A Cervantes lo enloquecieron
Por lo general, al campeón también le dan trago y plata. Eso me lo confirmó al día siguiente Adalberto Villalba, el cacique del resguardo de San Andrés de Sotavento. En su oficina con aire acondicionado me explicó que ya tienen listos los 500.000 pesos, dos garrafas de aguardiente y los dos pavos que se llevará el campeón de un torneo de micro que se juega todos los sábados, de 4:00 de la tarde a 2:00 de la mañana, en una cancha cercana a la casa del cabildo donde se reúnen hasta 2000 personas a hacerles barra a los equipos.
—La otra vez dimos una novilla, y en Jején, una vereda aquí cerquita, fueron cuatro carneros grandes, de 50 kilos. Al otro día hicieron una fiesta y se los comieron. Aquí el fútbol es una fiesta. A los partidos sale toda la familia, los abuelos, los niños. Hay música, puestos de frito, cerveza. La pasan bueno —agregó el cacique.
Los seis jugadores del pueblo zenú escogidos por el Pibe para la Selección Colombia Indígena entrenan dos o tres horas diarias, de lunes a viernes, bajo la dirección del profesor Víctor Montaño, quien fue alumno de entrenadores de la talla de Francisco Maturana y Luis Fernando Montoya en una escuela para técnicos de fútbol en Medellín. Los fines de semana juegan partidos amistosos o descansan.
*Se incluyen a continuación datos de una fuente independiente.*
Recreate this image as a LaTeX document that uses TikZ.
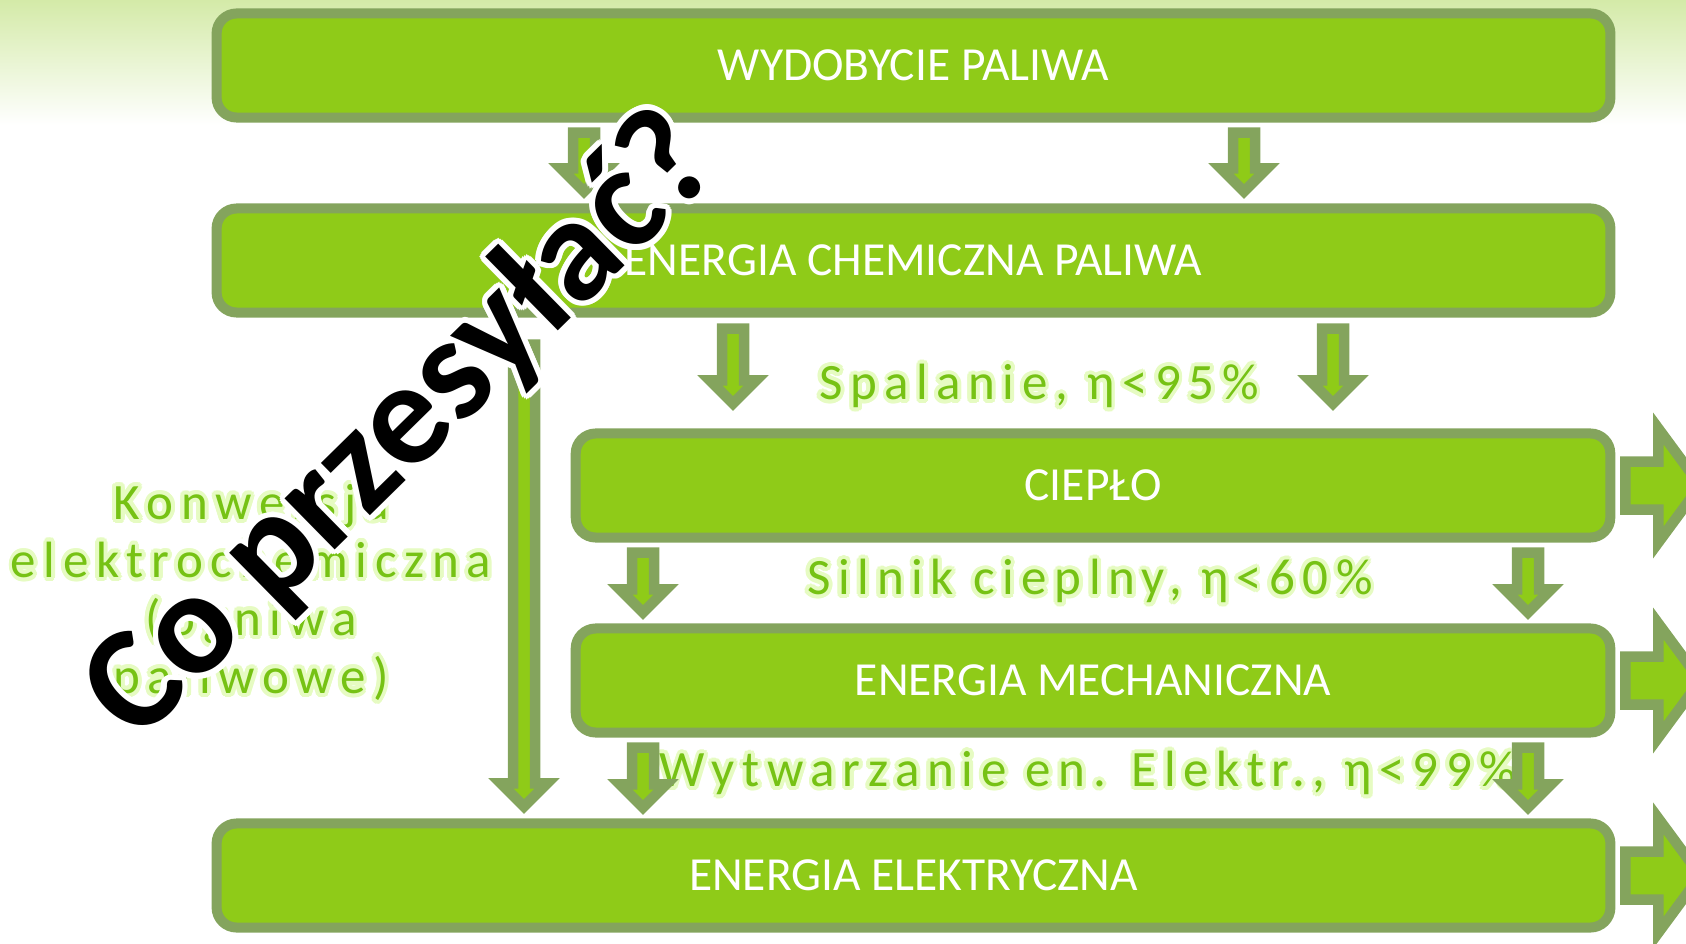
\documentclass[tikz,border=0pt]{standalone}
\usepackage{fontspec}
\setmainfont{Carlito}
\usepackage[copies]{contour}
\usetikzlibrary{calc}
\definecolor{boxfill}{HTML}{8FCB18}
\definecolor{boxline}{HTML}{84A45D}
\definecolor{labelgreen}{HTML}{76C214}
\definecolor{labelglow}{HTML}{E6FBC2}
\definecolor{fadetop}{HTML}{D4EAA8}

% block arrow between two boxes: upper box, lower box, x, top gap, tip gap
\newcommand{\downarr}[5]{%
  \coordinate (ta) at ($(#3,0 |- #1.south)+(0,#4)$);
  \coordinate (tb) at ($(#3,0 |- #2.north)+(0,-#5)$);
  \draw[flowarrow] ($(ta)+(-11,0)$) -- ($(tb)+(-11,-23)$) -- ($(tb)+(-23,-23)$) -- (tb)
    -- ($(tb)+(23,-23)$) -- ($(tb)+(11,-23)$) -- ($(ta)+(11,0)$) -- cycle;}
% block arrow leaving a box to the right
\newcommand{\rightarr}[1]{%
  \draw[flowarrow] ($(#1.east)+(10,-24)$) -- ($(#1.east)+(43,-24)$) -- ($(#1.east)+(43,-57)$)
    -- ($(#1.east)+(85,0)$) -- ($(#1.east)+(43,57)$) -- ($(#1.east)+(43,24)$) -- ($(#1.east)+(10,24)$) -- cycle;}

\begin{document}
\begin{tikzpicture}[x=0.01cm,y=-0.01cm]
\tikzset{box/.style={rectangle,rounded corners=0.2cm,draw=boxline,fill=boxfill,line width=0.1cm,
  minimum height=1.04cm,text=white,font=\fontsize{13.5}{16}\selectfont}}
\tikzset{flowarrow/.style={draw=boxline,fill=boxfill,line width=0.105cm,line join=miter}}
\tikzset{steplabel/.style={text=labelgreen,align=center,
  font=\fontsize{14.5}{16.5}\selectfont\addfontfeatures{LetterSpace=15}}}
\tikzset{question/.style={font=\fontsize{42}{44}\selectfont\bfseries,rotate=44.5}}
\useasboundingbox (0,0) rectangle (1686,943);
\shade[top color=fadetop,bottom color=white] (0,0) rectangle (1686,125);

\node[box,minimum width=13.93cm] (wyd) at (913.5,65.5) {WYDOBYCIE PALIWA};
\node[box,minimum width=13.93cm] (chem) at (913.5,260.5) {ENERGIA CHEMICZNA PALIWA};
\node[box,minimum width=10.34cm] (ciep) at (1093,485.5) {CIEPŁO};
\node[box,minimum width=10.34cm] (mech) at (1093,680.5) {ENERGIA MECHANICZNA};
\node[box,minimum width=13.93cm] (elek) at (913.5,875.5) {ENERGIA ELEKTRYCZNA};

\contourlength{1.1pt}
\node[steplabel] (spal) at (1039,388) {\contour{labelglow}{Spalanie, η<95\%}};
\node[steplabel] (siln) at (1090,583) {\contour{labelglow}{Silnik cieplny, η<60\%}};
\node[steplabel] (wytw) at (1088,775) {\contour{labelglow}{Wytwarzanie en. Elektr., η<99\%}};
\node[steplabel] (konw) at (251,595) {\contour{labelglow}{Konwersja}\\\contour{labelglow}{elektrochemiczna}\\
  \contour{labelglow}{(ogniwa}\\\contour{labelglow}{paliwowe)}};

\downarr{wyd}{chem}{584}{10}{12}
\downarr{wyd}{chem}{1244}{10}{12}
\downarr{chem}{ciep}{733}{11}{25}
\downarr{chem}{ciep}{1333}{11}{25}
\downarr{ciep}{mech}{643}{10}{11}
\downarr{ciep}{mech}{1528}{10}{11}
\downarr{mech}{elek}{643}{10}{11}
\downarr{mech}{elek}{1528}{10}{11}
\downarr{chem}{elek}{524}{27}{12}
\rightarr{ciep}
\rightarr{mech}
\rightarr{elek}

\contourlength{1.6pt}
\node[question] (pyt) at (404,430) {\contour{white}{Co przesyłać?}};
\end{tikzpicture}
\end{document}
Víctor Contreras viaja esta tarde en su moto AKT-125 azul hasta el lugar de entrenamiento, en Tuchín, a media hora de su casa. El estadio está ubicado junto a un caño de aguas fétidas, en las afueras del pueblo. Es una cancha en regular estado, protegida por un muro de cemento y mallas metálicas. Tiene camerinos, un cuarto de aparatos para gimnasia y una enramada de paja de casi 100 metros de larga.
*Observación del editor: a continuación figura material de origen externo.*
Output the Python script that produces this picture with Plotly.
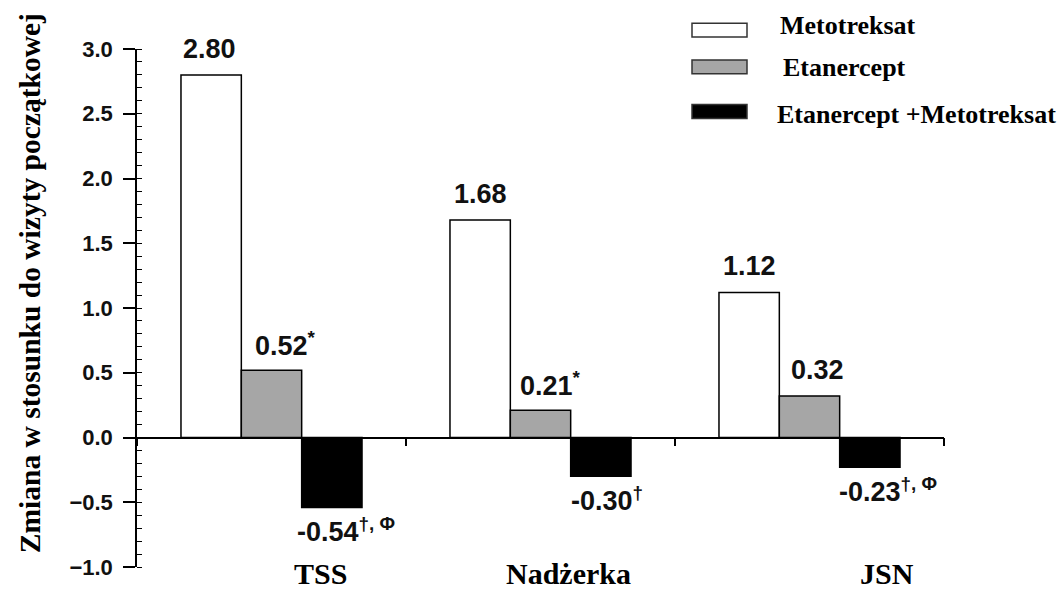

En pocos minutos llegan más de 20 jugadores, mayores y juveniles. La mayoría tiene rasgos indígenas muy marcados, pero algunos son mestizos, como Víctor Contreras, nieto de un barranquillero que llegó a vender pan en las calles de San Andrés de Sotavento y se casó con una indígena zenú.
El profesor Montaño presenta a los seleccionados: el arquero y cinco jugadores de campo, entre ellos Wílmer Cervantes. Montaño dice que Contreras y Cervantes podrían debutar hoy mismo en el profesionalismo.
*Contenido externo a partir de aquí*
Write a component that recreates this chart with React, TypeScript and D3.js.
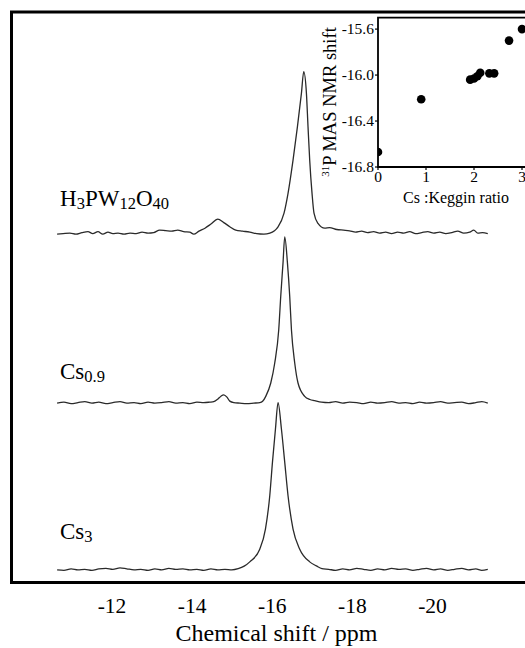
import React from "react";
import * as d3 from "d3";

// Main x-axis ticks (ppm)
const mainTicks = [-12, -14, -16, -18, -20];

// Spectrum: H3PW12O40  [ppm, intensity]
const specH3PW: [number, number][] = [
  [-10.63, -0.6], [-10.78, -0.3], [-10.95, 0], [-11.1, -0.6], [-11.25, 0.3], [-11.4, 0.9],
  [-11.52, -0.3], [-11.65, 0.9], [-11.77, -0.6], [-11.9, 0.6], [-12.02, -0.3], [-12.15, 0],
  [-12.3, -0.6], [-12.45, 0], [-12.6, -0.3], [-12.75, 0.6], [-12.9, 0], [-13.04, 0.3],
  [-13.19, 1.8], [-13.34, 1.5], [-13.49, 1.2], [-13.64, 1.8], [-13.79, 0.9], [-13.94, 0.6],
  [-14.04, -0.6], [-14.17, 1.2], [-14.32, 3.0], [-14.47, 5.5], [-14.64, 8.5], [-14.79, 6.4],
  [-14.94, 3.9], [-15.09, 1.8], [-15.26, 1.2], [-15.44, 0.6], [-15.61, -0.3], [-15.79, -0.6],
  [-15.94, 0], [-16.145, 3.8], [-16.294, 12.1], [-16.394, 24.1], [-16.519, 44.2],
  [-16.628, 64.4], [-16.728, 84.7], [-16.786, 97.8], [-16.853, 84.7], [-16.893, 64.4],
  [-16.935, 44.2], [-16.993, 24.1], [-17.042, 12.1], [-17.142, 5.9], [-17.31, 3.0],
  [-17.43, 3.4], [-17.61, 2.2], [-17.78, 1.8], [-17.93, 1.4], [-18.08, 0.6], [-18.23, 1.2],
  [-18.38, 0.3], [-18.53, 0.9], [-18.68, 0], [-18.83, 0.6], [-18.98, -0.3], [-19.13, 0.6],
  [-19.28, 0], [-19.43, 0.9], [-19.58, -0.3], [-19.73, 0.3], [-19.88, 0.9], [-20.03, 0],
  [-20.18, 0.6], [-20.33, -0.3], [-20.48, 0.3], [-20.63, 1.2], [-20.78, 0], [-20.93, 0.6],
  [-21.03, 1.8], [-21.13, 0], [-21.25, 0.3], [-21.38, -0.3],
];

// Spectrum: Cs0.9
const specCs09: [number, number][] = [
  [-10.63, 0], [-10.8, 0.6], [-10.98, -0.3], [-11.15, 0.3], [-11.32, 0.9], [-11.5, 0],
  [-11.67, 0.6], [-11.85, -0.3], [-12.02, 0.3], [-12.2, 0.9], [-12.37, 0], [-12.55, 0.3],
  [-12.72, -0.3], [-12.9, 0.6], [-13.07, 0], [-13.24, 0.3], [-13.42, 0.9], [-13.59, 0],
  [-13.77, 0.3], [-13.94, -0.3], [-14.12, 0.6], [-14.29, 0.3], [-14.44, 0.6], [-14.54, 0.9],
  [-14.64, 2.4], [-14.72, 4.2], [-14.79, 5.0], [-14.87, 3.6], [-14.94, 1.2], [-15.04, 0.3],
  [-15.19, 0], [-15.36, -0.3], [-15.54, 0], [-15.69, 0.3], [-15.76, 1.1],
  [-15.838, 4.1], [-15.963, 12.2], [-16.062, 24.3], [-16.162, 44.5], [-16.212, 64.8],
  [-16.269, 85], [-16.312, 100.7], [-16.379, 85], [-16.436, 64.8], [-16.479, 44.5],
  [-16.561, 24.3], [-16.643, 12.2], [-16.81, 4.1], [-16.94, 2.2], [-17.06, 1.5],
  [-17.23, 0.6], [-17.41, 0.3], [-17.58, 0.9], [-17.76, 0], [-17.93, 0.6], [-18.11, 0.3],
  [-18.28, -0.3], [-18.46, 0.6], [-18.63, 0], [-18.81, 0.3], [-18.98, 0.9], [-19.16, 0],
  [-19.33, 0.3], [-19.51, -0.3], [-19.68, 0.6], [-19.85, 0], [-20.03, 0.3], [-20.2, 0.9],
  [-20.38, 0], [-20.55, 0.3], [-20.73, 0.6], [-20.9, -0.3], [-21.08, 0.3], [-21.23, 0.9],
  [-21.38, 0],
];

// Spectrum: Cs3
const specCs3: [number, number][] = [
  [-10.63, 0], [-10.8, -0.3], [-10.98, 0.6], [-11.15, 0], [-11.32, 0.3], [-11.5, -0.3],
  [-11.67, 0.6], [-11.85, 0.9], [-12.02, 0.3], [-12.2, 1.2], [-12.37, 0.6], [-12.55, 0],
  [-12.72, 0.3], [-12.9, -0.3], [-13.07, 0.6], [-13.24, 0], [-13.42, 0.9], [-13.59, 0.3],
  [-13.77, 0.6], [-13.94, 0], [-14.12, 0.3], [-14.29, -0.3], [-14.47, 0.6], [-14.64, 0],
  [-14.82, 0.3], [-14.99, 0], [-15.15, 0.7], [-15.3, 2.2],
  [-15.439, 4.8], [-15.688, 12.5], [-15.83, 24.7], [-15.938, 44.9], [-16.005, 65.1],
  [-16.08, 85.3], [-16.145, 101.3], [-16.229, 85.3], [-16.312, 65.1], [-16.394, 44.9],
  [-16.519, 24.7], [-16.686, 12.5], [-16.935, 4.8], [-17.1, 2.4], [-17.24, 0.7],
  [-17.41, 0.3], [-17.58, -0.3], [-17.76, 0.6], [-17.93, 0], [-18.11, 0.9], [-18.28, 0.3],
  [-18.46, -0.3], [-18.63, 0.6], [-18.81, 0], [-18.98, 0.9], [-19.16, 0.3], [-19.33, 0.6],
  [-19.51, -0.3], [-19.68, 0.3], [-19.85, 0.9], [-20.03, 0], [-20.2, 0.6], [-20.38, -0.3],
  [-20.55, 0.3], [-20.73, 0.9], [-20.9, 0], [-21.08, 0.6], [-21.23, -0.3], [-21.38, 0.3],
];

const traceOffsets = [212, 109, 8];

// Inset data
const insetXTicks = [0, 1, 2, 3];
const insetYTicks = [-15.6, -16.0, -16.4, -16.8];
const csRatio = [0, 0.9, 1.92, 2.0, 2.07, 2.13, 2.32, 2.42, 2.73, 3.0];
const p31Shift = [-16.67, -16.21, -16.04, -16.03, -16.01, -15.98, -15.985, -15.985, -15.7, -15.6];

const FONT = "Liberation Serif, DejaVu Serif, serif";
const tx = { fontFamily: FONT };

export default function App() {
  const x = d3.scaleLinear().domain([-12, -20]).range([112, 432.5]);
  const y = d3.scaleLinear().domain([0, 346]).range([583, 12]);

  const specs = [specH3PW, specCs09, specCs3];
  const paths = specs.map((s, i) =>
    d3
      .line<[number, number]>()
      .x((d) => x(d[0]))
      .y((d) => y(d[1] + traceOffsets[i]))
      .curve(d3.curveMonotoneX)(s) || ""
  );

  const ix = d3.scaleLinear().domain([0, 3.2]).range([378, 531.6]);
  const iy = d3.scaleLinear().domain([-16.8, -15.5]).range([167, 17.6]);

  return (
    <svg
      width={525}
      height={648}
      style={{ position: "absolute", left: 0, top: 0, background: "#fff", fontFamily: FONT }}
    >
      <defs>
        <clipPath id="insetClip">
          <rect x={ix(0)} y={iy(-15.5)} width={200} height={iy(-16.8) - iy(-15.5)} />
        </clipPath>
      </defs>
      <rect x={0} y={0} width={525} height={648} fill="#fff" />

      {paths.map((p, i) => (
        <path key={i} d={p} fill="none" stroke="#2a2a2a" strokeWidth={1.3} strokeLinejoin="round" />
      ))}

      <rect x={11.5} y={12} width={530} height={570.5} fill="none" stroke="#000" strokeWidth={3} />

      {mainTicks.map((t) => (
        <text key={t} style={tx} x={x(t)} y={613} textAnchor="middle" fontSize={21.5} fill="#000">
          {String(t)}
        </text>
      ))}
      <text style={tx} x={276.5} y={641} textAnchor="middle" fontSize={24} fill="#000">
        Chemical shift / ppm
      </text>

      <text style={tx} x={60} y={206} fontSize={23} fill="#000">
        H<tspan fontSize={16.5} dy={3}>3</tspan>
        <tspan dy={-3}>PW</tspan>
        <tspan fontSize={16.5} dy={3}>12</tspan>
        <tspan dy={-3}>O</tspan>
        <tspan fontSize={16.5} dy={3}>40</tspan>
      </text>
      <text style={tx} x={60} y={379} fontSize={23} fill="#000">
        Cs<tspan fontSize={16.5} dy={3}>0.9</tspan>
      </text>
      <text style={tx} x={60} y={539} fontSize={23} fill="#000">
        Cs<tspan fontSize={16.5} dy={3}>3</tspan>
      </text>

      <rect x={ix(0)} y={iy(-15.5)} width={200} height={iy(-16.8) - iy(-15.5)} fill="#fff" />
      <g clipPath="url(#insetClip)">
        {csRatio.map((c, i) => (
          <circle key={i} cx={ix(c)} cy={iy(p31Shift[i])} r={4.3} fill="#000" />
        ))}
      </g>
      <path
        d={`M${ix(0) + 200},${iy(-15.5)} H${ix(0)} V${iy(-16.8)} H${ix(0) + 200}`}
        fill="none"
        stroke="#000"
        strokeWidth={1.8}
      />
      {insetYTicks.map((t) => (
        <g key={t}>
          <line x1={ix(0) - 3} x2={ix(0)} y1={iy(t)} y2={iy(t)} stroke="#000" strokeWidth={1.2} />
          <text style={tx} x={ix(0) - 4} y={iy(t) + 5} textAnchor="end" fontSize={15.5} fill="#000">
            {t.toFixed(1)}
          </text>
        </g>
      ))}
      {insetXTicks.map((t) => (
        <g key={t}>
          <line x1={ix(t)} x2={ix(t)} y1={iy(-16.8)} y2={iy(-16.8) + 3} stroke="#000" strokeWidth={1.2} />
          <text style={tx} x={ix(t)} y={182} textAnchor="middle" fontSize={15.5} fill="#000">
            {String(t)}
          </text>
        </g>
      ))}
      <text style={tx} x={456} y={203} textAnchor="middle" fontSize={16} fill="#000">
        Cs :Keggin ratio
      </text>
      <text
        style={tx}
        transform={`translate(336,102) rotate(-90)`}
        textAnchor="middle"
        fontSize={18.5}
        fill="#000"
      >
        <tspan fontSize={11} dy={-7}>31</tspan>
        <tspan dy={7}>P MAS NMR shift</tspan>
      </text>
    </svg>
  );
}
Lo mismo piensan algunas personas vinculadas al fútbol que se han acercado a los muchachos y a los papás con cuentos de que los pueden poner a jugar hasta en Europa.
—¡Vuelven locos a esos pobres muchachos! Imagínese que el día de la final en Bogotá contra el equipo de Caldas, un tipo llamó a Cervantes a la malla del estadio y le dijo: “Yo soy representante Fifa y vine a verte jugar”. Ese pelado no aguantó la presión y se puso a tirar pelotas como loco. Jugó su peor partido —dice Montaño. (Sufrimiento y gloria: 5 documentales de grandes deportistas que hay que ver)
Por esa misma vía, el profesor Montaño perdió a su primer delantero.
—Era un indio grande, fuerte. Una mole. Venía de la ciénaga de Chimá. Tenía una patada de mula, como Valenciano. Solo vino a cuatro entrenamientos. Me contaron que un tipo le dijo: “No te pongas a perder tiempo con ese equipo que eso no va a llegar a nada. Mejor espérate que yo te pongo en el Deportivo Cali”. Allá está esperando ese pobre muchacho a que lo llamen —cuenta Montaño.
Al papá del goleador también le han endulzado el oído: que Jaguares, que el Independiente Medellín, que el Huila, que el Getafe…
—Nooooo. Toca ir despacio —dice Wilson Contreras—. Si el Pibe le ve condiciones, lo puede recomendar en algún equipo. Víctor es un muchacho sano. Entrena todos los días. No se toma una cerveza y siempre está con la familia.
Después de una controversia sobre cuántos taches tienen los guayos Nike originales, Víctor se pone a patear un balón con el otro delantero de la Selección Zenú, Luis Enrique Feria. Es menudo, de acentuados rasgos indígenas. Feria trabaja como jornalero en la vereda Flechas y pedalea tres horas diarias —ida y vuelta— para asistir a los entrenamientos. Le dicen Avispa desde que uno de esos insectos lo picó en un párpado después de que destrozó de un machetazo su panal cuando limpiaba un potrero. Avispa anda feliz. Cuenta que el alcalde del municipio, Eligio Pestana, le ofreció públicamente donarle una motocicleta durante el homenaje que le hicieron al equipo el día de su regreso al pueblo como subcampeón nacional.
Después del calentamiento, el profesor Montaño escoge dos equipos. Algunos curiosos se ubican bajo la enramada de palma para ver jugar a sus estrellas. Después de todo, aquí hay cuatro miembros de la Selección Colombia Indígena y otros tres muchachos que juegan el nacional Sub-20 con un equipo de Sincelejo.
Los curiosos solo hablan de fútbol: que la cancha donde entrena Jaguares es un peladero; que el volante número 5 de los zenú, un indígena grueso y metelón al que llaman Súper, también debería estar en la Selección Colombia. La práctica termina al cabo de unos 50 minutos. Esta vez, Víctor Contreras no hizo gol, pero puso los pases para las dos anotaciones con las que ganó su equipo.